Wallabies captain Michael Hooper has rejected suggestions from Eddie Jones that Australia are spurred on by an "inferiority complex" when it comes to playing England.
The familiar foes renew their rugby rivalry at Twickenham on Saturday, with England coach Jones, himself a native Australian, adamant this is the match that his compatriots want to win above all others.
"It doesn't matter whether it's the Olympics, Test cricket, rugby league... this is the game that defines their season," said Jones, the coach of the Australia side that lost the 2003 World Cup final to England in Sydney.
"This is the game they want to win. We have bit of an inferiority complex against the English, the Australians."
But back-row forward Hooper, asked on Friday about Jones's comments, replied: "I don't feel that way."
The Wallabies have lost all seven Tests against England since Jones took over in 2015 following a World Cup where Australia's 33-13 pool win over England at Twickenham knocked the hosts out of the tournament and led to the departure of then coach Stuart Lancaster.
But the 30-year-old Hooper insisted that sequence of defeats would have no bearing on Saturday's match.
"I don't think England are our most difficult opponents -- we face the Kiwis (New Zealand) three times a year and the record hasn't been amazing there," the flanker said.
"The team changes every year as to who is playing on the field. Our record hasn't been great but every new game is an opportunity and the ledger is all-square when we run out there.
"Previous games don't really factor into this. Saturday is a new day."
Australia head into the Cook Cup clash after a 15-13 loss to Scotland at Murrayfield last weekend that ended their five-match winning streak.
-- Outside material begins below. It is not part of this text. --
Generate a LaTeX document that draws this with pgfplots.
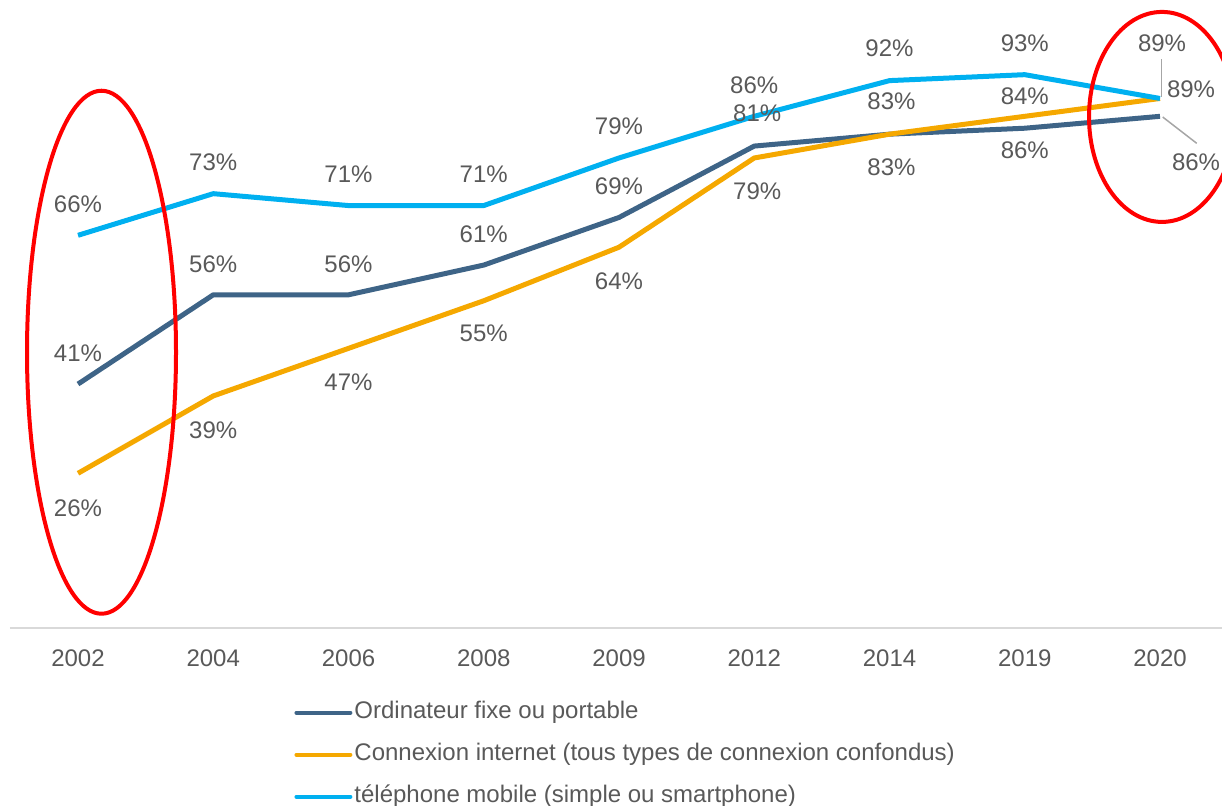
\documentclass[border=0pt]{standalone}
\usepackage{pgfplots}
\pgfplotsset{compat=1.18}
\usepackage{fontspec}
\setmainfont{Liberation Sans}
\definecolor{cOrd}{HTML}{3E6487}
\definecolor{cCon}{HTML}{F5A800}
\definecolor{cMob}{HTML}{00B0F0}
\definecolor{cTxt}{HTML}{595959}
\definecolor{cGrid}{HTML}{D9D9D9}
\definecolor{cLead}{HTML}{A6A6A6}
\begin{document}
\begin{tikzpicture}[font=\fontsize{12pt}{14pt}\selectfont]
\useasboundingbox (-5pt,-88.5pt) rectangle (606pt,314pt);
\begin{axis}[
  at={(0,0)}, anchor=south west, scale only axis,
  width=606pt, height=314pt,
  xmin=-0.5028, xmax=8.4584, ymin=0, ymax=105.55,
  clip=false,
  axis x line*=bottom, hide y axis,
  x axis line style={draw=cGrid, line width=1pt, -},
  xtick={0,1,2,3,4,5,6,7,8},
  xticklabels={2002,2004,2006,2008,2009,2012,2014,2019,2020},
  major tick length=0pt,
  xticklabel style={text=cTxt, yshift=-7.2pt, font=\fontsize{12pt}{14pt}\selectfont},
  legend style={draw=none, fill=none, at={(0.2294,-0.1024)}, anchor=north west,
    legend cell align=left, row sep=5pt, text=cTxt,
    font=\fontsize{12pt}{14pt}\selectfont,
    nodes={inner xsep=1pt, inner ysep=2pt, text height=9pt, text depth=3pt}},
  legend image code/.code={\draw[#1, line width=2pt, line cap=round] (0pt,0pt) -- (27pt,0pt);},
  every axis plot/.append style={line width=2.5pt, line join=round, no markers},
]
\addplot[cOrd] coordinates {(0,41) (1,56) (2,56) (3,61) (4,69) (5,81) (6,83) (7,84) (8,86)};
\addlegendentry{Ordinateur fixe ou portable}
\addplot[cCon] coordinates {(0,26) (1,39) (2,47) (3,55) (4,64) (5,79) (6,83) (7,86) (8,89)};
\addlegendentry{Connexion internet (tous types de connexion confondus)}
\addplot[cMob] coordinates {(0,66) (1,73) (2,71) (3,71) (4,79) (5,86) (6,92) (7,93) (8,89)};
\addlegendentry{téléphone mobile (simple ou smartphone)}

% data labels
\begin{scope}[every node/.style={text=cTxt, font=\fontsize{12pt}{14pt}\selectfont, inner sep=0pt}]
% mobile
\node[yshift=15.5pt] at (axis cs:0,66) {66\%};
\node[yshift=15.5pt] at (axis cs:1,73) {73\%};
\node[yshift=15.5pt] at (axis cs:2,71) {71\%};
\node[yshift=15.5pt] at (axis cs:3,71) {71\%};
\node[yshift=16pt] at (axis cs:4,79) {79\%};
\node[yshift=15.5pt] at (axis cs:5,86) {86\%};
\node[yshift=16pt] at (axis cs:6,92) {92\%};
\node[yshift=15.5pt] at (axis cs:7,93) {93\%};
\node[xshift=1pt, yshift=27.75pt] at (axis cs:8,89) {89\%};
% ordinateur
\node[yshift=15.5pt] at (axis cs:0,41) {41\%};
\node[yshift=15.5pt] at (axis cs:1,56) {56\%};
\node[yshift=15.5pt] at (axis cs:2,56) {56\%};
\node[yshift=15.5pt] at (axis cs:3,61) {61\%};
\node[yshift=15.5pt] at (axis cs:4,69) {69\%};
\node[xshift=1.5pt, yshift=16.5pt] at (axis cs:5,81) {81\%};
\node[xshift=1pt, yshift=16.5pt] at (axis cs:6,83) {83\%};
\node[yshift=16pt] at (axis cs:7,84) {84\%};
\node[xshift=18pt, yshift=-23pt] at (axis cs:8,86) {86\%};
% connexion
\node[yshift=-17.5pt] at (axis cs:0,26) {26\%};
\node[yshift=-17pt] at (axis cs:1,39) {39\%};
\node[yshift=-17pt] at (axis cs:2,47) {47\%};
\node[yshift=-16.5pt] at (axis cs:3,55) {55\%};
\node[yshift=-17pt] at (axis cs:4,64) {64\%};
\node[xshift=1.5pt, yshift=-16.5pt] at (axis cs:5,79) {79\%};
\node[xshift=1pt, yshift=-16.5pt] at (axis cs:6,83) {83\%};
\node[yshift=-17pt] at (axis cs:7,86) {86\%};
\node[xshift=15.5pt, yshift=4.75pt] at (axis cs:8,89) {89\%};
\end{scope}
% leader lines
\draw[cLead, line width=0.75pt] ([xshift=0.85pt, yshift=0.75pt]axis cs:8,89) -- ([xshift=0.85pt, yshift=19.75pt]axis cs:8,89);
\draw[cLead, line width=0.75pt] ([xshift=1.35pt, yshift=-0.35pt]axis cs:8,86) -- ([xshift=18.35pt, yshift=-13.5pt]axis cs:8,86);
% red ellipses
\draw[red, line width=2pt] ([xshift=11.75pt]axis cs:0,46.35) ellipse [x radius=37.25pt, y radius=130.75pt];
\draw[red, line width=2pt] ([xshift=1pt]axis cs:8,85.9) ellipse [x radius=36.5pt, y radius=52.5pt];
\end{axis}
\end{tikzpicture}
\end{document}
Officials anticipate a capacity crowd of 82,000 at Twickenham, with Hooper, a veteran of 117 Tests, saying: "What an occasion it's going to be. Understanding what the scene is going to be like is important. This will be a level up on Scotland last weekend.
"We've got a lot of players who haven't played up here so we need to understand that the crowd is going to be vocal and loud. It's about using that to an advantage at times."